En plaçant l'activiste franco-palestinienne Rima Hassan en septième position sur sa liste, La France insoumise espère aussi que son slogan "pour un cessez-le-feu à Gaza" sera au cœur de la campagne européenne et permettra de récupérer des voix. "L'enjeu, c'est d'arriver à mobiliser des gens qui pourraient considérer que cette élection n'est pas pour eux", estime Matthias Tavel, qui ajoute que "la paix à Gaza se joue aussi dans ce scrutin". Un positionnement qui suscite de vives réactions, notamment au sein de la droite et de la majorité, garantissant au passage une certaine médiatisation.

Alors que leur campagne est à la peine, Les Ecologistes misent, eux aussi, sur de nouveaux visages pour se relancer, même s'ils se veulent pionniers en la matière. "Chez EELV, on a toujours eu un creuset militant, avec beaucoup de personnalités ayant un parcours associatif", insiste l'eurodéputé David Cormand, l'un des sortants figurant en position éligible, derrière la tête de liste Marie Toussaint.

Aux côtés des eurodéputés écolos qui se représentent, plusieurs nouvelles figures se sont fait une place, comme le jeune militant marseillais Amine Kessaci et Priscillia Ludosky. "On a toujours analysé les "gilets jaunes" comme un mouvement contre la dépendance au carbone", explicite David Cormand. Quant à Flora Ghebali, entrepreneuse et chroniqueuse dans l'émission "Les Grandes Gueules" sur RMC, elle est "très médiatique", et "cela fait longtemps qu’elle s’interroge sur la sobriété et notre société d’abondance", défend l'eurodéputé. Et si ces recrutements semblent éclectiques, c'est parce que "l’écologie a vocation à rassembler", assure-t-il.

"L'important, c'est la petite histoire que ça raconte"

Au RN, l'arrivée de profils estampillés "société civile" est un peu plus récente, par rapport à d'autres partis, et liée à la progression du mouvement ces dernières années. "Tous les cadres du RN sont devenus députés, et les sous-cadres sont élus, donc le parti n'a plus besoin de rétribuer ses troupes", observe le chercheur Sébastien Michon. Le parti de Marine Le Pen peut ainsi aller piocher à l'extérieur du mouvement, une démarche qui n'est pas sans risque pour un parti en quête de crédibilité. Car les nouvelles recrues "n'ont pas forcément une connaissance de tous les autres sujets", reconnaît-on au parti. "Mais on les prépare et on les coache."

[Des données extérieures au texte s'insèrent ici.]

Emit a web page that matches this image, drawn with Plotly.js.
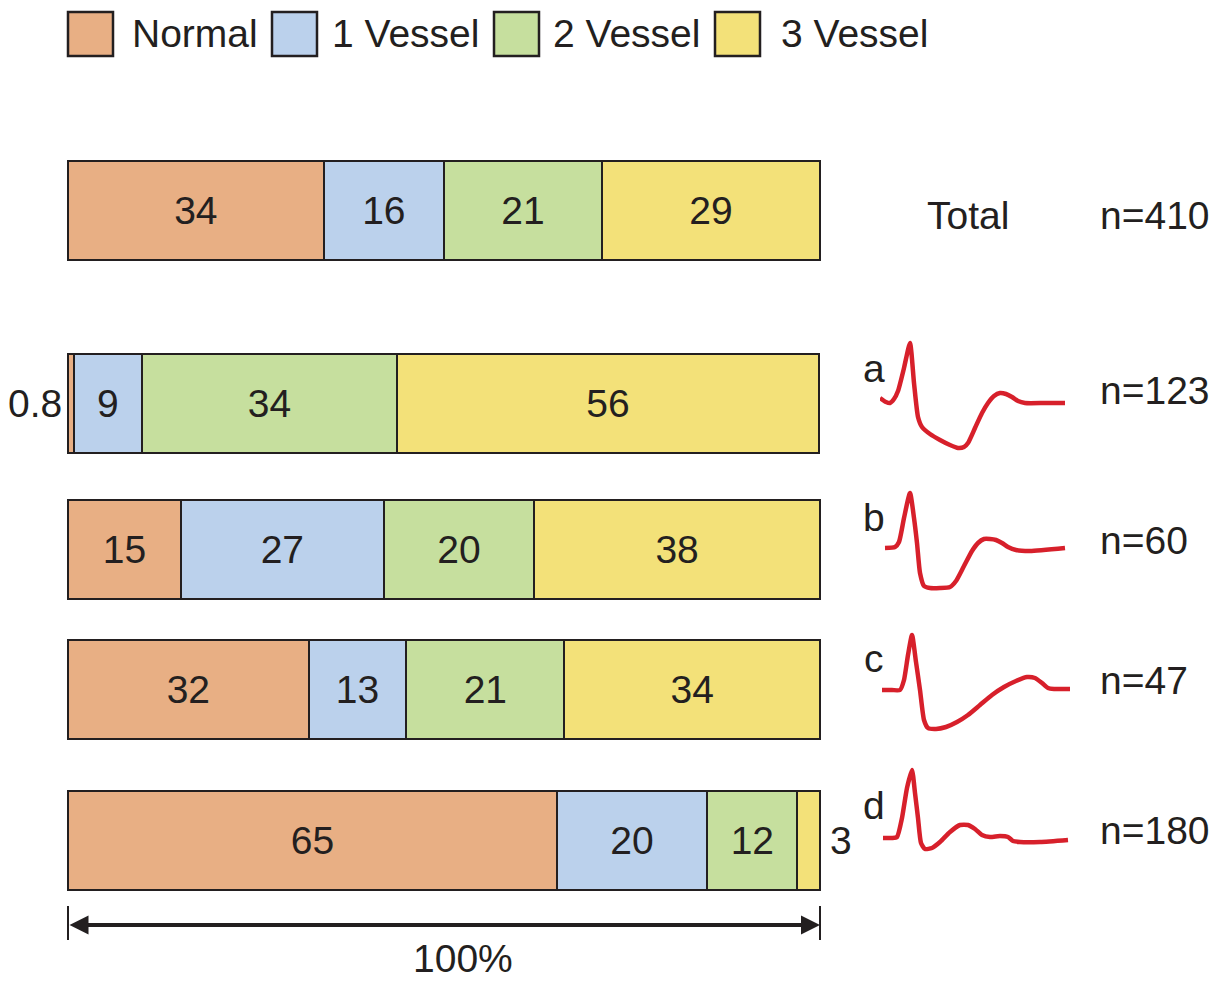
<!DOCTYPE html>
<html>
<head>
<meta charset="utf-8">
<script src="https://cdn.plot.ly/plotly-3.0.1.min.js"></script>
<style>html,body{margin:0;padding:0;background:#fff;}#chart{width:1224px;height:984px;}</style>
</head>
<body>
<div id="chart"></div>
<script>
// ---- data ----
var rows = ['Total', 'a', 'b', 'c', 'd'];
var nCounts = ['n=410', 'n=123', 'n=60', 'n=47', 'n=180'];
var categories = ['Normal', '1 Vessel', '2 Vessel', '3 Vessel'];
var normal  = [34, 0.8, 15, 32, 65];
var vessel1 = [16, 9, 27, 13, 20];
var vessel2 = [21, 34, 20, 21, 12];
var vessel3 = [29, 56, 38, 34, 3];
var scaleLabel = '100%';

// ECG-like waveforms (time units, amplitude relative to baseline)
var waveA_t = [0, 6, 10, 14, 18, 24, 30, 34, 38, 42, 50, 60, 70, 78, 84, 88, 95, 102, 108, 114, 120, 126, 132, 138, 145, 165, 185];
var waveA_v = [5, 1, 0, 4, 12, 35, 60, 20, -14, -24, -31, -37, -42, -45, -44, -40, -25, -10, 0, 7, 10, 9, 6, 2, 0, 0, 0];
var waveB_t = [5, 15, 19, 24, 30, 34, 37, 40, 44, 50, 60, 70, 76, 84, 92, 98, 104, 110, 116, 122, 128, 136, 150, 185];
var waveB_v = [0, 1, 6, 30, 55, 30, 5, -25, -38, -40, -40, -39, -33, -18, -3, 5, 9, 9, 8, 5, 1, -2, -3, 0];
var waveC_t = [2, 12, 20, 24, 28, 32, 36, 40, 44, 48, 56, 66, 77, 88, 100, 112, 124, 136, 147, 155, 162, 168, 174, 190];
var waveC_v = [0, 0, 0, 10, 35, 55, 28, 0, -30, -38, -39, -37, -32, -25, -15, -5, 3, 9, 13, 12, 7, 2, 1, 1];
var waveD_t = [3, 12, 17, 22, 27, 32, 35, 38, 41, 45, 52, 60, 70, 80, 88, 95, 102, 110, 120, 128, 133, 140, 160, 188];
var waveD_v = [0, 0, 1, 20, 50, 68, 45, 20, -5, -11, -10, -4, 6, 13, 13, 9, 3, 1, 2, 1, -3, -4, -4, -2];

// ---- layout helpers (pixel geometry of the figure) ----
var W = 1224, H = 984;
var barLeftPx = 68, barRightPx = 820;
var unitPx = (barRightPx - barLeftPx) / 100;
var rowCenterPx = [210.5, 403, 549.5, 689.5, 840.5];
var barThickPx = 99;
var waveBaselinePx = [null, 403, 548, 690, 838];
var waveLeftPx = 880, waveWidthPx = 190;
var FONT = '"Liberation Sans", Arial, Helvetica, sans-serif';
var FS = 39;
var INK = '#231f20';
var colors = ['#E8AF84', '#BBD1EC', '#C6DF9E', '#F3E179'];
var series = [normal, vessel1, vessel2, vessel3];

function px(xp) { return xp / W; }
function py(yp) { return 1 - yp / H; }

var traces = [];
series.forEach(function (vals, k) {
  traces.push({
    type: 'bar', orientation: 'h', name: categories[k],
    x: vals, y: rowCenterPx, width: barThickPx,
    marker: {color: colors[k], line: {color: INK, width: 2}},
    text: vals.map(function (v) { return v < 5 ? '' : String(v); }),
    textposition: 'inside', insidetextanchor: 'middle', textangle: 0,
    constraintext: 'none',
    textfont: {family: FONT, size: FS, color: INK},
    hoverinfo: 'x+name', showlegend: false, xaxis: 'x', yaxis: 'y'
  });
});

var waves = [[waveA_t, waveA_v], [waveB_t, waveB_v], [waveC_t, waveC_v], [waveD_t, waveD_v]];
var layout = {
  width: W, height: H,
  margin: {l: 0, r: 0, t: 0, b: 0},
  paper_bgcolor: '#ffffff', plot_bgcolor: 'rgba(0,0,0,0)',
  barmode: 'stack', bargap: 0,
  showlegend: false,
  font: {family: FONT, color: INK},
  xaxis: {range: [-barLeftPx / unitPx, (W - barLeftPx) / unitPx], visible: false, fixedrange: true},
  yaxis: {range: [H, 0], visible: false, fixedrange: true},
  shapes: [], annotations: []
};

var waveUp = 80, waveDown = 60;
waves.forEach(function (w, i) {
  var n = i + 2;
  var base = waveBaselinePx[i + 1];
  traces.push({
    type: 'scatter', mode: 'lines', x: w[0], y: w[1],
    line: {color: '#D7202B', width: 4.5, shape: 'spline', smoothing: 0.55},
    hoverinfo: 'skip', showlegend: false,
    xaxis: 'x' + n, yaxis: 'y' + n
  });
  layout['xaxis' + n] = {domain: [px(waveLeftPx), px(waveLeftPx + waveWidthPx)], range: [0, waveWidthPx], visible: false, anchor: 'y' + n, fixedrange: true};
  layout['yaxis' + n] = {domain: [py(base + waveDown), py(base - waveUp)], range: [-waveDown, waveUp], visible: false, anchor: 'x' + n, fixedrange: true};
});

// legend (custom swatches)
var legendBoxPx = [68, 272, 494, 715];
var legendTextPx = [130, 330, 551, 779];
categories.forEach(function (c, k) {
  layout.shapes.push({type: 'rect', xref: 'paper', yref: 'paper',
    x0: px(legendBoxPx[k]), x1: px(legendBoxPx[k] + 45), y0: py(56), y1: py(12),
    fillcolor: colors[k], line: {color: INK, width: 2.5}});
  layout.annotations.push({xref: 'paper', yref: 'paper', x: px(legendTextPx[k]), y: py(34),
    xanchor: 'left', yanchor: 'middle', text: c, showarrow: false,
    font: {family: FONT, size: FS, color: INK}});
});

// row labels and counts
var rowLabelYPx = [216, 368, 517, 658, 805];
var countYPx = [216, 390, 540, 680, 830];
rows.forEach(function (r, i) {
  layout.annotations.push({xref: 'paper', yref: 'paper',
    x: px(i === 0 ? 968 : 874), y: py(rowLabelYPx[i]), xanchor: 'center', yanchor: 'middle',
    text: r, showarrow: false, font: {family: FONT, size: FS, color: INK}});
  layout.annotations.push({xref: 'paper', yref: 'paper',
    x: px(1098), y: py(countYPx[i]), xanchor: 'left', yanchor: 'middle',
    text: nCounts[i], showarrow: false, font: {family: FONT, size: FS, color: INK}});
});

// small-segment labels outside bars
rows.forEach(function (r, i) {
  if (normal[i] < 5) {
    layout.annotations.push({xref: 'x', yref: 'y', x: 0, y: rowCenterPx[i],
      xanchor: 'right', yanchor: 'middle', xshift: -4, text: String(normal[i]), showarrow: false,
      font: {family: FONT, size: FS, color: INK}});
  }
  if (vessel3[i] < 5) {
    var total = normal[i] + vessel1[i] + vessel2[i] + vessel3[i];
    layout.annotations.push({xref: 'x', yref: 'y', x: total, y: rowCenterPx[i],
      xanchor: 'left', yanchor: 'middle', xshift: 8, text: String(vessel3[i]), showarrow: false,
      font: {family: FONT, size: FS, color: INK}});
  }
});

// 100% scale arrow
var arrowYPx = 925;
layout.annotations.push({xref: 'x', yref: 'y', axref: 'x', ayref: 'y',
  x: 100, y: arrowYPx, ax: 0, ay: arrowYPx, text: '', showarrow: true,
  arrowside: 'end+start', arrowhead: 2, arrowsize: 0.95, arrowwidth: 4, arrowcolor: INK});
[0, 100].forEach(function (xv) {
  layout.shapes.push({type: 'line', xref: 'x', yref: 'y', x0: xv, x1: xv, y0: 906, y1: 940,
    line: {color: INK, width: 2}});
});
layout.annotations.push({xref: 'paper', yref: 'paper', x: px(463), y: py(958),
  xanchor: 'center', yanchor: 'middle', text: scaleLabel, showarrow: false,
  font: {family: FONT, size: FS, color: INK}});

Plotly.newPlot('chart', traces, layout, {displayModeBar: false, staticPlot: true});
</script>
</body>
</html>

Malgré la prise de risque et les accusations d'opportunisme, le RN estime avoir plus à gagner qu'à perdre en investissant plusieurs novices en politique. Pourtant, l'impact de ces candidats sur le résultat dans les urnes "est impossible à mesurer", assure Sébastien Michon.

"Les partis misent sur ces profils car cela fait parler et, dans un scrutin marqué par une forte abstention, il faut essayer d'accrocher les électeurs."

Sébastien Michon, directeur de recherche au CNRS

à franceinfo

En 2019, un électeur sur deux ne s'était pas déplacé et le scrutin du 9 juin pourrait à nouveau être marqué par une forte abstention, en dépit de cette stratégie. "L'impact électoral peut être assez limité, mais l'important, c'est la petite histoire que ça raconte : le RN aura une liste d'ouverture avec des gens sérieux, issus d'autres horizons, pas des politiques de carrière. Ça nous crédibilise", martèle Alexandre Loubet.

Chez les frontistes, la mécanique est d'ailleurs bien huilée, et la tactique consistant à feuilletonner les ralliements pleinement assumée. Les démarchages de personnalités ont démarré il y a plusieurs mois avant d'être actés dès janvier. Mais les noms sont dévoilés au compte-gouttes, avec à chaque fois une interview exclusive dans un média, pour s'assurer une exposition maximale. "On va égrener nos ralliements, car la campagne est longue", sourit Alexandre Loubet. Contrairement à LFI ou aux écologistes, qui ont déjà présenté l'intégralité de leur liste, le RN attendra le 1er mai pour dévoiler les 30 premiers candidats lors d'un meeting à Perpignan. Les partis ont jusqu'au 18 mai pour déposer leur liste.